SOWETAN SAYS | Out-of-sorts Gwamanda must go now

Kabelo Gwamanda at the City of Johannesburg Budget Speech for 2024-2025 Financial Year by MMC
Kabelo Gwamanda at the City of Johannesburg Budget Speech for 2024-2025 Financial Year by MMC
Image: Freddy Mavunda

Kabelo Gwamanda had no business being Johannesburg mayor. 

Not only was his party overwhelmingly rejected by the majority of Joburg voters in the local government elections in 2021, but throughout his tenure Gwamanda looked and sounded as out of place as he too knew he was. 

Under his leadership Joburg’s decay continued to accelerate while he fumbled his way from one incoherent interview to the next, taking juvenile jabs at opponents and journalists while inspiring zero confidence that SA’s economic hub was in good hands. 

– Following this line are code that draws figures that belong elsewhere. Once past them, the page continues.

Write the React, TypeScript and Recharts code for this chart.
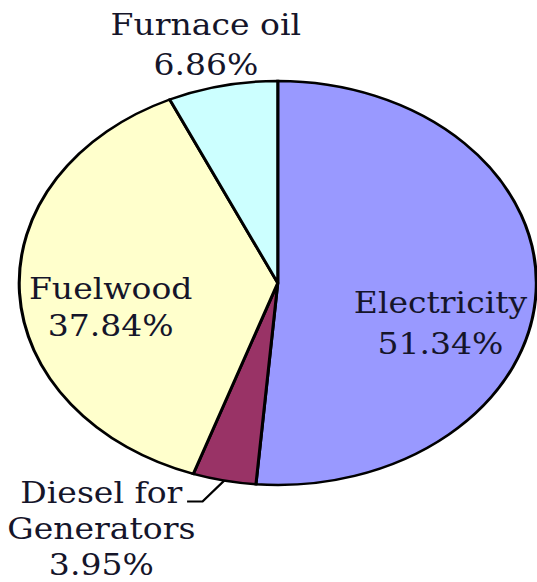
import React from 'react'
import { PieChart, Pie, Cell } from 'recharts'

// Energy use by source, percent of total
const categories = ['Electricity', 'Diesel for\nGenerators', 'Fuelwood', 'Furnace oil']
const shares = [51.34, 3.95, 37.84, 6.86]
const colors = ['#9999FF', '#993366', '#FFFFCC', '#CCFFFF']

const data = categories.map((name, i) => ({ name, value: shares[i] }))

// the whole chart is stretched sideways, so the pie comes out as an ellipse
const STRETCH = 1.28
// labels get squeezed back a little so the serif face is not too wide
const TEXT_SQUEEZE = 0.89
const RADIAN = Math.PI / 180
const FONT = 'DejaVu Serif'

// where each label sits: k = fraction of the radius along the slice's mid angle,
// dx/dy shift the first baseline, lh = line height
const placement: Record<string, { k: number; dx: number; dy: number; lh: number }> = {
  Electricity: { k: 0.63, dx: 0, dy: 25, lh: 40.5 },
  'Diesel for\nGenerators': { k: 1, dx: -96, dy: 22, lh: 36 },
  Fuelwood: { k: 0.647, dx: 0, dy: 10, lh: 37 },
  'Furnace oil': { k: 1.3, dx: 0, dy: 9, lh: 40 },
}

const renderLabel = (props: any) => {
  const { cx, cy, midAngle, outerRadius, name, value } = props
  const p = placement[name]
  const r = outerRadius * p.k
  const ax = cx + r * Math.cos(-midAngle * RADIAN)
  const ay = cy + r * Math.sin(-midAngle * RADIAN)
  const lines = [...name.split('\n'), `${value.toFixed(2)}%`]
  const x = ax + p.dx
  const y = ay + p.dy
  return (
    <g>
      {p.k === 1 && (
        <polyline
          points={`${ax},${ay} ${ax - 17},${ay + 21} ${ax - 29},${ay + 21}`}
          fill="none"
          stroke="#000"
          strokeWidth={2}
        />
      )}
      <g transform={`translate(${x},${y}) scale(${TEXT_SQUEEZE},1)`}>
        <text x={0} y={0} textAnchor="middle" fontFamily={FONT} fontSize={29} fill="#15152a">
          {lines.map((line, i) => (
            <tspan key={i} x={0} y={i * p.lh}>
              {line}
            </tspan>
          ))}
        </text>
      </g>
    </g>
  )
}

export default function App() {
  return (
    <div
      style={{
        position: 'absolute',
        left: 0,
        top: 0,
        width: 537,
        height: 582,
        overflow: 'hidden',
        background: '#fff',
      }}
    >
      <div style={{ transform: `scaleX(${STRETCH})`, transformOrigin: '0 0', width: 420 }}>
        <PieChart width={420} height={582} margin={{ top: 0, right: 0, bottom: 0, left: 0 }}>
          <Pie
            data={data}
            dataKey="value"
            nameKey="name"
            cx={217}
            cy={283}
            outerRadius={202}
            startAngle={90}
            endAngle={-270}
            stroke="#000"
            strokeWidth={2.4}
            label={renderLabel}
            labelLine={false}
            isAnimationActive={false}
          >
            {data.map((d, i) => (
              <Cell key={d.name} fill={colors[i]} />
            ))}
          </Pie>
        </PieChart>
      </div>
    </div>
  )
}
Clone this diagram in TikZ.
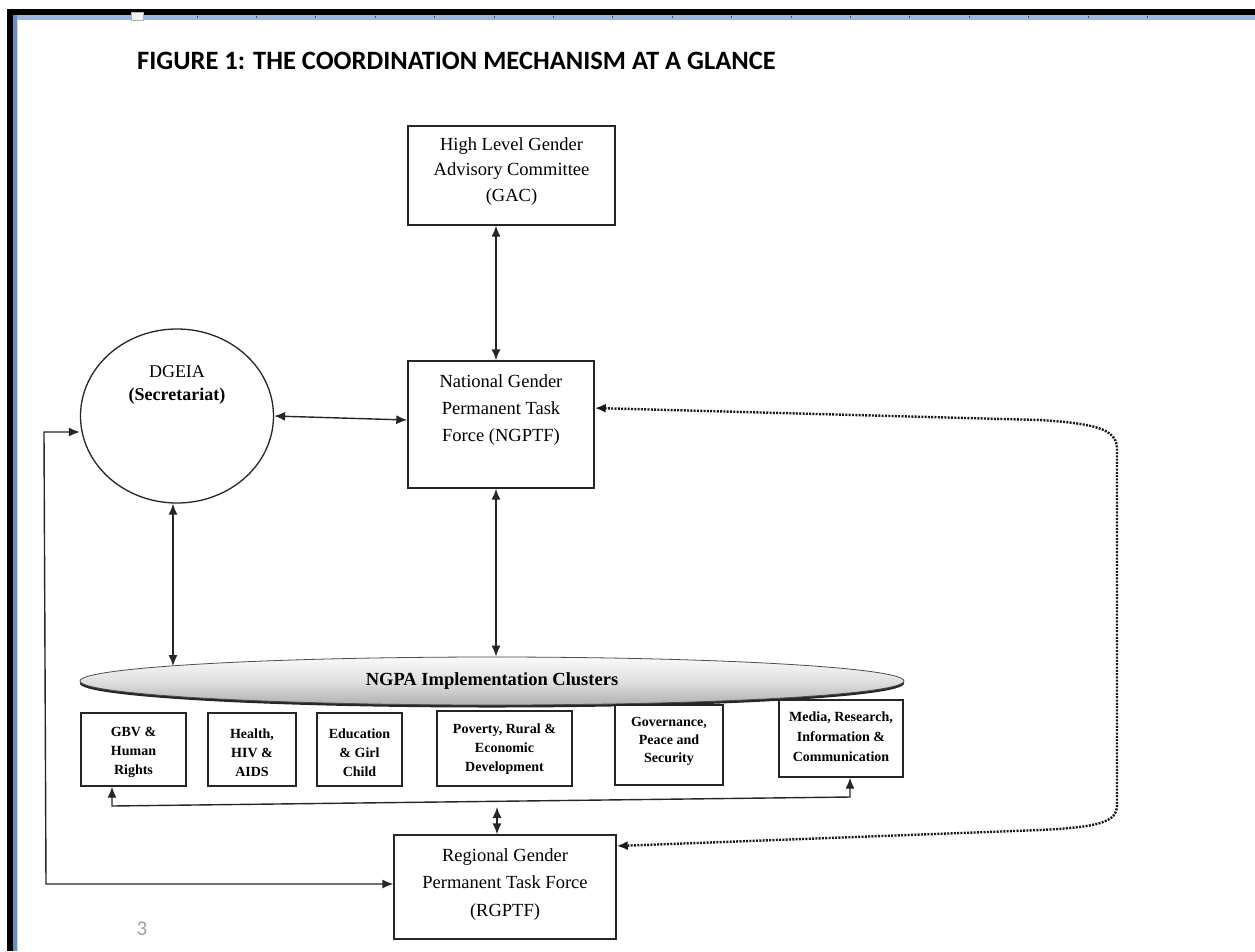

Our infrastructure continues to deteriorate with no credible plan to reverse the losses. 

The city is dark and filthy, every other street and traffic light lies in ruins. The CBD is broken. 

Water and sanitation infrastructure backlog stands at R24bn, and illegal electricity connections plunge communities into darkness and cost the city up to R10m a month, according to City Power. 

Granted, these problems did not start with Gwamanda. 

In fact, his election in May last year marked the sixth mayoral election for the city since 2021. 

However, placing a woefully incompetent public representative to lead a process to find solutions to our crises is frankly, sabotage. Even worse, the ANC knew this. 

They knew it before they elected him as their puppet figurehead but they were prepared to take the people of this city through yet another leadership experiment doomed to fail from the onset because it served political interests at the time. 

After increasing public calls from political parties and civil society bodies for Gwamanda to step down, this week Action SA announced its plans to support the ANC in a bid to remove Gwamanda. 

ANC Johannesburg regional secretary Sasabona Manganye said Gwamanda will resign by next month, after talks between the ANC, ActionSA and Al Jama-ah to which the mayor belongs. 

“There is no intention to remove Gwamanda through a vote of no confidence. He will resign as mayor [in about] August. We are still in discussions with his party,” Manganye told our sister paper Business Day on Monday. 

Either way, Gwamanda must go.

The poor decision to place him at the helm has not been without consequence. 

More importantly, the parties must elect a capable individual to lead efforts to rebuild Johannesburg.